PV Hardware touts new slope tolerance benchmark for solar tracker

AxoneDuo-Infinity-PVH-18

Solar tracker structures that can be mounted to “follow” the natural topography of a site can be a crucial factor in the technical and financial viability of a solar project development. A solar tracker with higher slope tolerances means a greater degree of adaptability in PV project sites with complex or irregular terrains, and a reduction in the amount of grading needed to make a site viable.

PV Hardware (PVH) announced a new technical advancement that allows tracker installations to adapt to up to 2 degrees post-to-post versus the more typical standard of 1.5 to 1.75 degrees. “By increasing the slope tolerance, we offer our clients greater design flexibility and the ability to build in locations previously considered too challenging or costly,” stated Eduardo Chillaron, Global Technical Manager of PVH.

This upgraded feature is now fully integrated into PVH’s latest generation of tracking systems and is already being implemented across multiple global projects in development.

The value of 2 degrees

The ability to accommodate up to 2 degrees of post-to-post variation brings immediate benefits in both engineering and environmental terms. Earthworks during site preparation can be reduced by up to 90 percent, according to PVH. This is particularly relevant in agrivoltaic projects, where maintaining the integrity of the land is essential for future agricultural use and biodiversity recovery.

Beyond environmental gains, the increased tolerance significantly improves installation efficiency. The design allows for shorter piles—up to 0.7 meters less in length—and shallower ramming depths, while also simplifying logistics and alignment procedures on-site. Together, these improvements boost PVH tracker installation timelines by over 40 percent.

Solar tracker foundations

We’ve discussed solar tracker hardware innovations a lot the last few years. On The Pitch, Sol Hutson and Charles Almy from Nextracker dig deeper on the importance of solar tracker foundations:

What role do foundations play in executing a terrain following tracker design?

Almy: “We’re kind of expanding the definition of what terrain following means to include topographic but also geotechnical conditions. Reveal window is something really important to the project engineers of EPCs. That is: how much variation can you have on your H piles, or basically the torque tube height above ground at any location. With H piles, you have a very narrow reveal window. With any sort of anchor system, where you have a a triangle — whether it be an anchor or the Ojjo solution — you get penalized a lot less for going high. We have a much bigger reveal window, which allows us to go over things that we previously couldn’t.”

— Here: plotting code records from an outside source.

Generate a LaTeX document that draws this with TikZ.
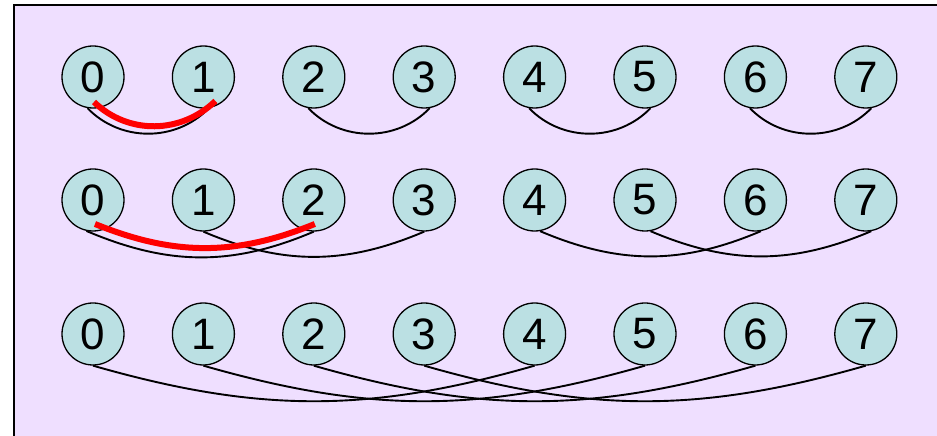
\documentclass[tikz,border=0pt]{standalone}
\usepackage{fontspec}
\setmainfont{Liberation Sans}
\usepackage{tikz}
\usetikzlibrary{positioning}
\definecolor{netlav}{RGB}{239,223,255}
\definecolor{netteal}{RGB}{187,224,227}
\definecolor{netred}{RGB}{255,0,0}

\begin{document}
\begin{tikzpicture}[x=1pt, y=1pt,
    num/.style={circle, draw, line width=1.3pt, fill=netteal, minimum size=62pt, inner sep=0pt, font=\fontsize{44}{44}\selectfont},
    link/.style={line width=1.9pt},
    hot/.style={line width=6pt, draw=netred}
]
\useasboundingbox (0,0) rectangle (937,436);
\fill[netlav] (14,0) rectangle (937,431);
\draw[line width=1.6pt] (14,0) -- (14,431) -- (937,431);

% Stage 1: neighbours
\foreach \i in {0,...,7} \node[num] (a\i) at (93+110.4*\i, 359) {\i};

\draw[link] (a0.260) to[out=-46, in=-134] (a1.280);
\draw[link] (a2.260) to[out=-46, in=-134] (a3.280);
\draw[link] (a4.260) to[out=-46, in=-134] (a5.280);
\draw[link] (a6.260) to[out=-46, in=-134] (a7.280);
\draw[hot] ([shift={(1,-25)}]a0.center) to[out=-44, in=-136] ([shift={(12,-24)}]a1.center);

% Stage 2: distance two
\foreach \i in {0,...,7} \node[num] (b\i) at (93+110.4*\i, 236) {\i};

\draw[link] (b0.258) to[out=-23, in=-157] (b2.south);
\draw[link] (b1.south) to[out=-23, in=-157] (b3.south);
\draw[link] (b4.280) to[out=-23, in=-157] (b6.280);
\draw[link] (b5.280) to[out=-23, in=-157] (b7.280);
\draw[hot] ([shift={(2,-24)}]b0.center) to[out=-22, in=-158] ([shift={(1,-24)}]b2.center);

% Stage 3: distance four
\foreach \i in {0,...,7} \node[num] (c\i) at (93+110.4*\i, 102) {\i};

\draw[link] (c0.south) to[out=-16, in=-164] (c4.south);
\draw[link] (c1.south) to[out=-16, in=-164] (c5.south);
\draw[link] (c2.south) to[out=-16, in=-164] (c6.south);
\draw[link] (c3.south) to[out=-16, in=-164] (c7.south);

\end{tikzpicture}
\end{document}
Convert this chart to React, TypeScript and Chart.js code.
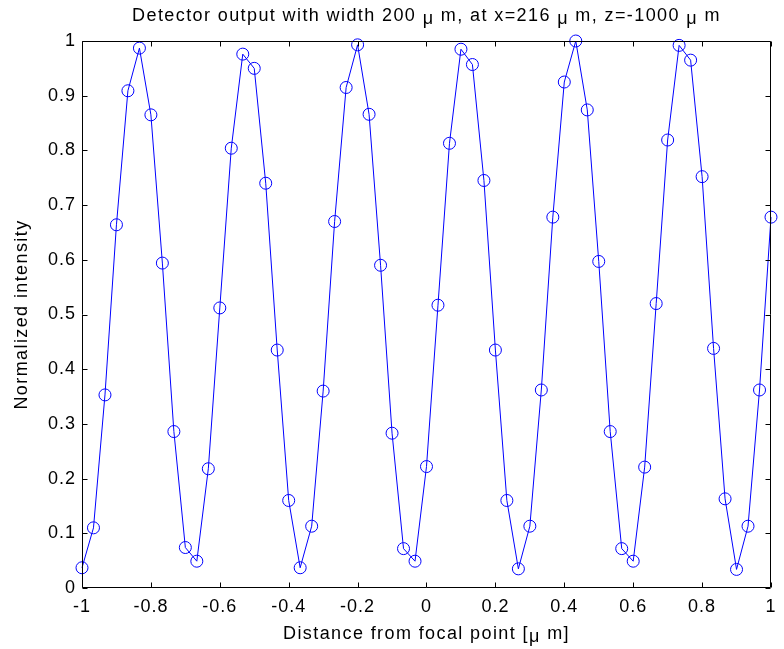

Hutson:  “Along a row, you may have only a 5-ft-wide section that is a wash and you need to place a pile there in order to maintain your tracker row. And to build on BLM land, there oftentimes are requirements to not cut and fill, and to leave those washes as they are.  So even a terrain-following tracker may not be sufficient to be able to manage that very narrow deep and steep wash situation, where the Ojo solution as an example certainly can.”

On this episode, Chase Anderson, director of platform engineering for Terrasmart, explains the latest innovations in solar trackers, ground screws, wind tunnel testing, and solar project site planning:

Is it fair to say this is more process innovation than product innovation?

Anderson: “Very early on in the process we will do what’s called a slope analysis. We essentially use the same leg algorithm right up front when a customer provides topo so that we have the best understanding of what we’re getting ourselves into and can plan for that.

“Our products are all designed to be highly configurable, so by doing that advanced slope analysis up front, we can select the right configuration and make sure the right pieces and parts are getting to the site.

“There are things in the product that do make it unique, especially on the ground screw side. The ground screw tolerance is at grade whereas a driven pile is at the top of the pile, which could be four, five, six feet in the air. The result that we have to build the tolerances and the adjustability differently for ground screws than we do for piles.

“The other piece is the telescoping leg that we have in the ground screw is just incredibly powerful at dealing with these terrain issues. So, it’s really a mix of both, and they work together.”